Dalam 10 tahun terakhir, kesejahteraan guru secara umum di seluruh Indonesia meningkat. Peningkatannya relatif tergantung dimana mereka bertugas. Namun secara umum, pemerintah membuat kebijakan sesuai dengan amanat undang-undang untuk meningkatkan kesejahteraan guru. Silakan cek kepada para guru di sebelah kanan kiri Anda, berapa sekarang pendapatan mereka. Dan bandingkan dengan pendapatan sebelumnya. Perbedaannya cukup menyolok. Selain naiknya gaji pokok, mereka juga mendapatkan berbagai macam tunjangan, termasuk tunjangan profesionalitas profesi dengan sertifikasi.
Di Jakarta, kesejahteraan guru saat ini bolehlah disebut sebagai salah satu masa emas. Pendapatan mereka jauh lebih tinggi dibanding UMR. Jauh. Kalau ditambah dengan tunjangan sertifikasi, perbedaannya makin jauh lagi. Sejumlah sumber menyebutkan gaji pokok guru SD saja di Jakarta, sekitar Rp 3 juta. Sedikit di atas UMR. Namun mereka mendapatkan berbagai macam tunjangan, yang totalnya setiap bulan mereka bisa membawa pulang antara Rp 5juta – Rp8 juta. Tak heran jika ada yang berseloroh, kalau sekarang mau dapat pekerjaan lumayan bagus, jadilah guru di Jakarta, hehehe...
Di sejumlah daerah pun demikian. Mereka mendapatkan gaji pokok, plus tunjangan dari pemerintah daerah setempat dan tunjangan sertifikasi. Total yang didapatkan bisa dua kali lipat gaji. Lumayan bukan?! Untuk hal yang satu ini, kita harus mengakui bahwa perlahan tapi pasti, pemerintahan SBY berhasil meningkatkan kesejahteraan guru. Walaupun tentu masih ada yang belum sejahtera karena berbagai alasan. Misalnya, statusnya masih honorer dan sejenisnya. Namun masalah belum selesai. Masalah bukan lagi berada di pundak pemerintahan SBY atau pemerintahan di daerahnya masing-masing. Masalah justru ada di pundak guru! Ya, sekarang sorotan beralih ke guru. Setelah kesejahteraan ditingkatkan, apakah kualitas mereka juga meningkat? Hehehe, sebuah pertanyaan logis. Di kepala kita pasti ada logika lurus, bahwa kalau kesejahteraan meningkat, maka kualitas juga harus meningkat. Begitu bukan?
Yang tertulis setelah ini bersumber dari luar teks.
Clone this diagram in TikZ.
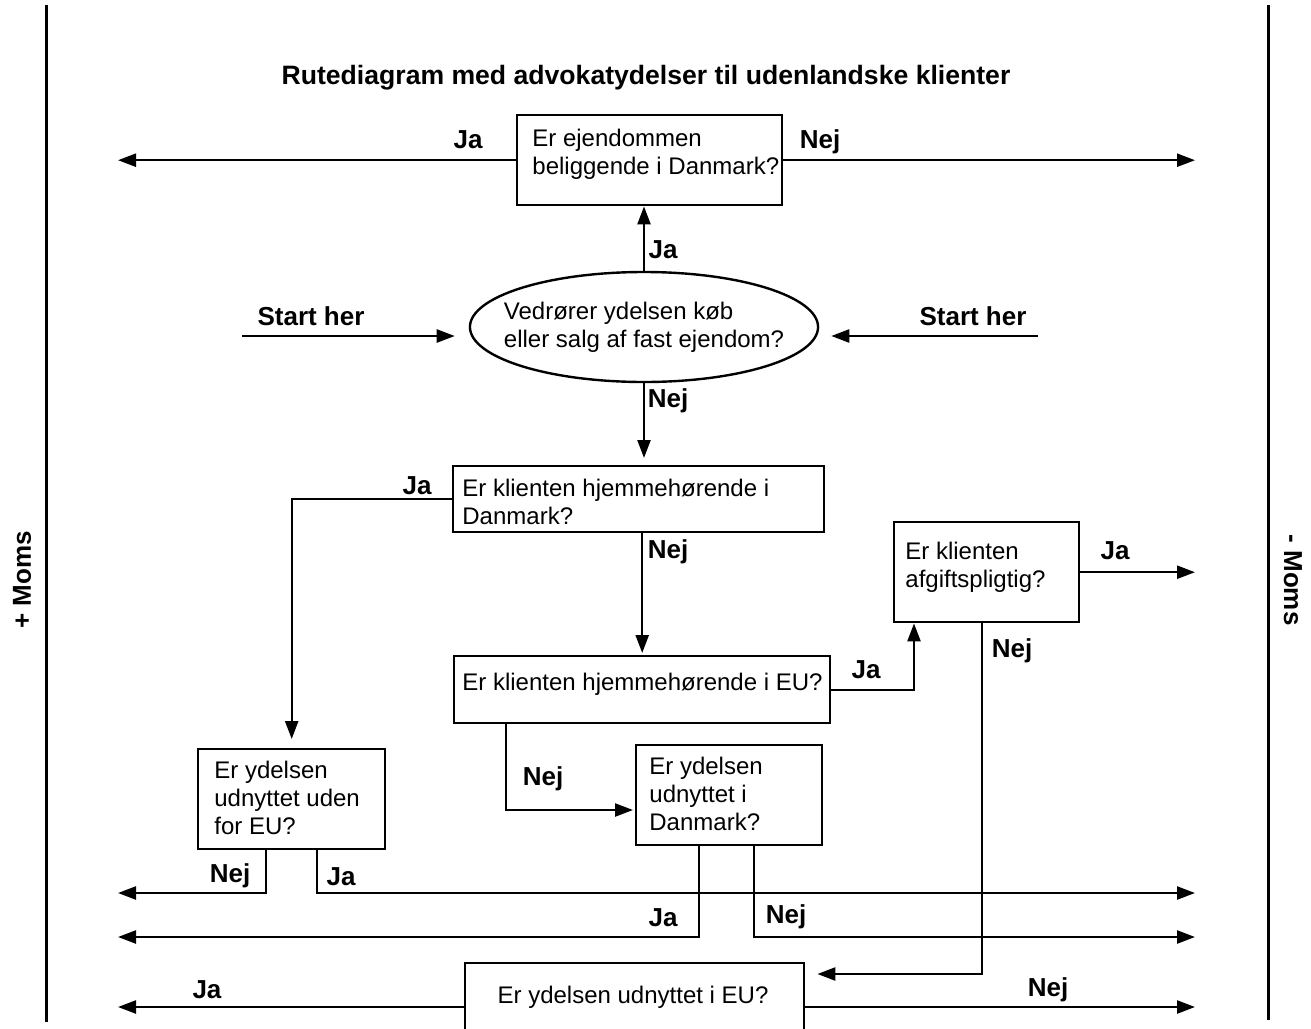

Faktanya, tentu tidak bisa digeneralisir dan disamaratakan. Di satu sisi, banyak guru yang berhasil meningkatkan kualitas dirinya. Di sisi lain, tidak sedikit juga guru yang stagnan. Bahkan di sejumlah daerah, dampak naiknya kesejahteraan ini justru negatif. Kok bisa?
Saya juga geli sendiri ketika membaca informasi dari Yogya dan Jawa Tengah. Di sana, tingkat perceraian guru dan tenaga pendidik, ternyata meningkat. Selidik punya selidik, ternyata... salah satu penyebab naiknya jumlah perceraian adalah akibat meningkatnya kesejahteraan guru, khususnya guru laki-laki. Katanya, mereka jadi lebih berani beraktivitas di luar rumah hehe... Duh, amit-amit deh, kalau saya punya suami seperti itu. Jadi inget ucapan temen saya, laki-laki kalau makin sejahtera, makin nakal!
Efek lain adalah naiknya tingkat konsumsi dan kredit. Sekarang makin banyak guru yang mampu membeli mobil secara kredit. Kesejahteraan bukan hanya dimanfaatkan untuk menaikkan kualitas dirinya dengan pelatihan dan pendidikan lanjutan, tapi malah untuk urusa konsumtif. Kalau di Jakarta, naiknya kepemilikan mobil oleh guru, tentu saja menambah kemacetan, hehehe...
Jadi buah simalakama nih, pemerintah berhasil meningkatkan kesejahteraan guru, sedangkan sebagian guru yang sudah sejahtera, salah memanfaatkan kesejahteraannya tersebut.